The executive order gave specific directions to several state agencies. First, South Carolina’s state Department of Health and Human Services (HHS) will request waivers from the federal government to exclude the state’s abortion clinics from the Medicaid provider network. Charleston’s newspaper, The Post and Courier, states that South Carolina has only three clinics in the entire state that perform elective abortions, and only one is a Planned Parenthood clinic.

Second, the state’s HHS was directed to coordinate with the state Department of Health and Environmental Control regarding clinics that are not affiliated with abortions. The groups will direct women toward clinics that can provide women’s health services, including family planning, but that do not provide abortions. The agencies are compiling a list of these non-abortion clinics within 25 miles of the abortion clinics to offer people an alternative. “There are a variety of agencies, clinics, and medical entities in South Carolina that receive taxpayer funding to offer important women’s health and family planning services without performing abortions,” McMaster said. The pro-life organization Susan B. Anthony list says that federally-supported non-abortion clinics that offer comprehensive health care outnumber Planned Parenthood’s clinics by 134 to 1 in the state.

McMaster said that South Carolina taxpayers feel strongly that “taxpayer dollars must not directly or indirectly subsidize abortion providers like Planned Parenthood.”

Planned Parenthood’s (PP) serves 5 million female patients per year, and as such, claims to be America’s largest provider of reproductive health services. These services vary depending on which of the 650 health centers is visited. PP claims they provide information to 2.5 million women and men annually, and that they also provide over 1 million pregnancy tests annually.

In a Government Accounting Office (GAO) report released in 2015 (but reporting data from 2010-2012), the majority of patients (83 percent) are age 20 or older, and nearly 80 percent were low income. PP purports its primary function to be prevention and states that 80 percent of patients receive services to prevent unintended pregnancy. They report prevention of nearly 600,000 unintended pregnancies each year through services like birth control, reversible contraception and vasectomies.

PP also reports they provided 4.2 million tests and treatments per year, such as pap smears to screen for cervical cancer (270,000) and breast exams (360,000).

Regarding abortion, PP says that only 3 percent of its services are abortion-related, which adds up to 324,000 abortions in 2014 alone. Additionally, they provided nearly 1 million emergency contraception kits, more commonly known as the “morning after pill” that must be taken within 72 hours of unprotected sex. PP separates this out into a different category, but some people believe this also to be a form of abortion.

South Carolina Planned Parenthood spokesperson Vicki Ringer made a statement shortly after the governor’s executive order was issued. Ringer stated that for 50 years, PP has provided important services to women, and added that PP receives no state funding other than serving Medicaid patients and patients who rely on the state health insurance plan. Therefore, she called the governor’s actions a “political stunt” and said that “while he [McMaster] spends taxpayer time and money on scoring political points, Planned Parenthood South Carolina will continue to focus on providing the wide-range of accessible, affordable health care services that our patients, and his constituents, rely on.”

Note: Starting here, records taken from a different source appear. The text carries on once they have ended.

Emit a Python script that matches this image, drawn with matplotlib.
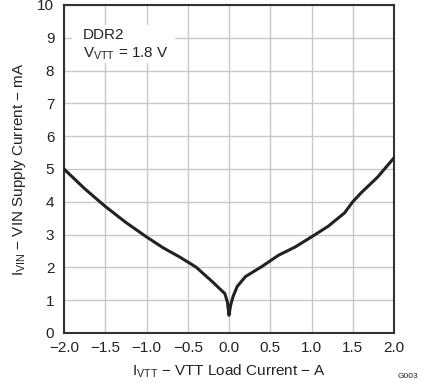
import numpy as np
import matplotlib
matplotlib.use("Agg")
import matplotlib.pyplot as plt
from matplotlib.patches import Rectangle

plt.rcParams['font.family'] = ['Liberation Sans', 'DejaVu Sans']
plt.rcParams['mathtext.fontset'] = 'custom'
plt.rcParams['mathtext.rm'] = 'Liberation Sans'
plt.rcParams['mathtext.it'] = 'Liberation Sans'

# load current (A) and supply current (mA)
load_current = [-2.0, -1.75, -1.5, -1.25, -1.0, -0.8, -0.6, -0.4, -0.2, -0.1,
                -0.05, -0.02, 0.0, 0.02, 0.05, 0.1, 0.2, 0.4, 0.6, 0.8,
                1.0, 1.2, 1.4, 1.5, 1.6, 1.8, 2.0]
supply_current = [5.0, 4.4, 3.86, 3.37, 2.93, 2.6, 2.32, 2.01, 1.56, 1.32,
                  1.2, 0.95, 0.54, 0.85, 1.12, 1.42, 1.72, 2.03, 2.37, 2.62,
                  2.93, 3.25, 3.66, 4.0, 4.27, 4.75, 5.34]

xticks = [-2.0, -1.5, -1.0, -0.5, 0.0, 0.5, 1.0, 1.5, 2.0]
yticks = list(range(0, 11))

fig = plt.figure(figsize=(4.21, 3.83), dpi=100)
ax = fig.add_axes([64 / 421, 50 / 383, 330 / 421, 328 / 383])

ax.plot(load_current, supply_current, color='#222222', lw=2.2, zorder=3)

ax.set_xlim(-2, 2)
ax.set_ylim(0, 10)
ax.set_xticks(xticks)
ax.set_xticklabels([f"{t:.1f}".replace('-', '\u2212') for t in xticks])
ax.set_yticks(yticks)
ax.tick_params(length=0, labelsize=11, colors='#222222')
ax.tick_params(axis='x', pad=6)
ax.tick_params(axis='y', pad=7)
ax.grid(True, color='#c8c8c8', lw=1.0)
ax.set_axisbelow(True)
for s in ax.spines.values():
    s.set_color('#333333')
    s.set_linewidth(1.5)

ax.set_xlabel(r"I$_{\mathrm{VTT}}$ $-$ VTT Load Current $-$ A", fontsize=11, color='#222222', labelpad=5)
ax.set_ylabel(r"I$_{\mathrm{VIN}}$ $-$ VIN Supply Current $-$ mA", fontsize=11, color='#222222', labelpad=7)

# white label box covering the grid
ax.add_patch(Rectangle((0.024, 0.823), 0.312, 0.116, transform=ax.transAxes,
                       facecolor='white', edgecolor='none', zorder=2))
ax.text(0.058, 0.93, "DDR2\n" + r"V$_{\mathrm{VTT}}$ = 1.8 V", transform=ax.transAxes,
        fontsize=11, color='#222222', va='top', ha='left', linespacing=1.3, zorder=4)

fig.text(408 / 421, 1 - 377 / 383, "G003", fontsize=6, color='#222222', ha='center', va='center')

fig.savefig("out.png", dpi=100)
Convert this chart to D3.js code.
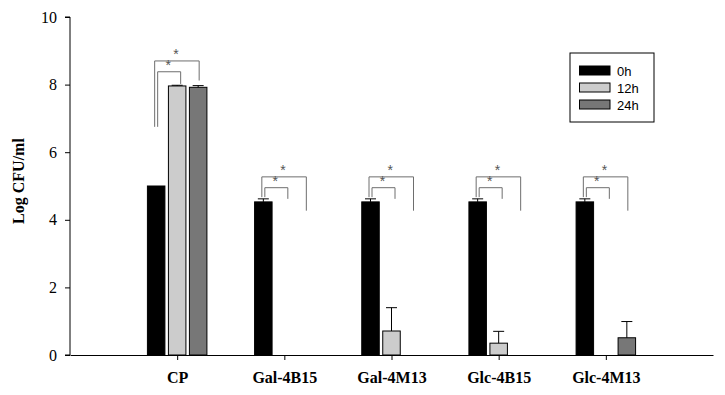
<!DOCTYPE html>
<html>
<head>
<meta charset="utf-8">
<script src="https://cdn.jsdelivr.net/npm/d3@7"></script>
<style>
  body { margin: 0; background: #fff; }
  svg { display: block; }
</style>
</head>
<body>
<div id="chart"></div>
<script>
const categories = ['CP', 'Gal-4B15', 'Gal-4M13', 'Glc-4B15', 'Glc-4M13'];
const series = ['0h', '12h', '24h'];
const colors = ['#000000', '#cccccc', '#777777'];

// mean log CFU/ml per series, one value per category
const values0h = [5.0, 4.53, 4.53, 4.53, 4.53];
const values12h = [7.96, 0, 0.71, 0.35, 0];
const values24h = [7.92, 0, 0, 0, 0.51];
const err0h = [0, 0.09, 0.09, 0.09, 0.09];
const err12h = [0.02, 0, 0.69, 0.35, 0];
const err24h = [0.05, 0, 0, 0, 0.48];

// significance brackets: [top, left end, right end] in data units
const outerBracket = [[8.70, 6.75, 8.12], [5.27, 4.67, 4.27], [5.27, 4.67, 4.27], [5.27, 4.67, 4.27], [5.27, 4.67, 4.27]];
const innerBracket = [[8.38, 6.75, 8.02], [4.95, 4.67, 4.62], [4.95, 4.67, 4.62], [4.95, 4.67, 4.62], [4.95, 4.67, 4.62]];

const yTicks = [0, 2, 4, 6, 8, 10];

const W = 725, H = 395;
const plotLeft = 70, plotRight = 713, plotTop = 17, plotBottom = 355;

const svg = d3.select('#chart').append('svg')
  .attr('width', W)
  .attr('height', H);

const x = d3.scalePoint().domain(categories).range([plotLeft, plotRight]).padding(1);
const y = d3.scaleLinear().domain([0, 10]).range([plotBottom, plotTop]);
const offset = d3.scalePoint().domain(series).range([-21, 21]);
const barW = 17.5;

const allValues = [values0h, values12h, values24h];
const allErr = [err0h, err12h, err24h];

// bars
series.forEach((s, si) => {
  const g = svg.append('g');
  const data = categories.map((c, i) => ({ c, v: allValues[si][i], e: allErr[si][i] }));
  g.selectAll('rect')
    .data(data.filter(d => d.v > 0))
    .enter().append('rect')
    .attr('x', d => x(d.c) + offset(s) - barW / 2)
    .attr('y', d => y(d.v))
    .attr('width', barW)
    .attr('height', d => y(0) - y(d.v))
    .attr('fill', colors[si])
    .attr('stroke', '#000')
    .attr('stroke-width', 1);

  // error bars (upper only)
  const eb = g.selectAll('g.err')
    .data(data.filter(d => d.v > 0 && d.e > 0))
    .enter().append('g')
    .attr('stroke', '#000')
    .attr('stroke-width', 1);
  eb.append('line')
    .attr('x1', d => x(d.c) + offset(s))
    .attr('x2', d => x(d.c) + offset(s))
    .attr('y1', d => y(d.v))
    .attr('y2', d => y(d.v + d.e));
  eb.append('line')
    .attr('x1', d => x(d.c) + offset(s) - 5.5)
    .attr('x2', d => x(d.c) + offset(s) + 5.5)
    .attr('y1', d => y(d.v + d.e))
    .attr('y2', d => y(d.v + d.e));
});

// significance brackets
function bracket(b, i, x1, x2) {
  const cx = x(categories[i]);
  const [t, l, r] = b;
  svg.append('path')
    .attr('d', `M${cx + x1},${y(l)}V${y(t)}H${cx + x2}V${y(r)}`)
    .attr('fill', 'none')
    .attr('stroke', '#6e6e6e')
    .attr('stroke-width', 1);
  svg.append('text')
    .attr('x', cx + (x1 + x2) / 2 - 1)
    .attr('y', y(t) - 2)
    .attr('text-anchor', 'middle')
    .attr('font-family', 'Liberation Sans, Arial, sans-serif')
    .attr('font-size', 14)
    .attr('fill', '#555')
    .text('*');
}
categories.forEach((c, i) => {
  bracket(outerBracket[i], i, -22.5, 22);
  bracket(innerBracket[i], i, -19.5, 3.5);
});

// axes
const yAxis = d3.axisLeft(y).tickValues(yTicks).tickSize(5).tickPadding(8);
svg.append('g')
  .attr('transform', `translate(${plotLeft},0)`)
  .call(yAxis)
  .call(g => g.select('.domain').attr('d', `M-5,${plotTop}H0V${plotBottom}H-5`))
  .call(g => g.selectAll('text')
    .attr('font-family', 'Liberation Serif, Times New Roman, serif')
    .attr('font-size', 16)
    .attr('fill', '#000'));

const xAxis = d3.axisBottom(x).tickSize(5).tickPadding(12).tickSizeOuter(0);
svg.append('g')
  .attr('transform', `translate(0,${plotBottom})`)
  .call(xAxis)
  .call(g => g.selectAll('text')
    .attr('font-family', 'Liberation Serif, Times New Roman, serif')
    .attr('font-size', 16)
    .attr('font-weight', 'bold')
    .attr('fill', '#000'));

svg.append('text')
  .attr('transform', 'translate(24,181) rotate(-90)')
  .attr('text-anchor', 'middle')
  .attr('font-family', 'Liberation Serif, Times New Roman, serif')
  .attr('font-size', 16)
  .attr('font-weight', 'bold')
  .text('Log CFU/ml');

// legend
const legend = svg.append('g').attr('transform', 'translate(570,53)');
legend.append('rect')
  .attr('width', 84).attr('height', 69)
  .attr('fill', '#fff').attr('stroke', '#000');
series.forEach((s, i) => {
  legend.append('rect')
    .attr('x', 9.5).attr('y', 13 + i * 17)
    .attr('width', 30.5).attr('height', 9)
    .attr('fill', colors[i]).attr('stroke', '#000');
  legend.append('text')
    .attr('x', 47).attr('y', 22.5 + i * 17)
    .attr('font-family', 'Liberation Sans, Arial, sans-serif')
    .attr('font-size', 13)
    .text(s);
});
</script>
</body>
</html>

A 2016 survey by the non-profit Guttmacher Institute that works to advance reproductive health through public education stated that 26 percent of PP patients said it was the only place they could go for services, thus the governor’s move to compile the list of non-abortion clinics that offer the same services.

In April, President Trump signed an order allowing states to decide whether to provide public funding to abortion clinics. South Carolina joins 12 other states who have decided to end public funding of abortion clinics.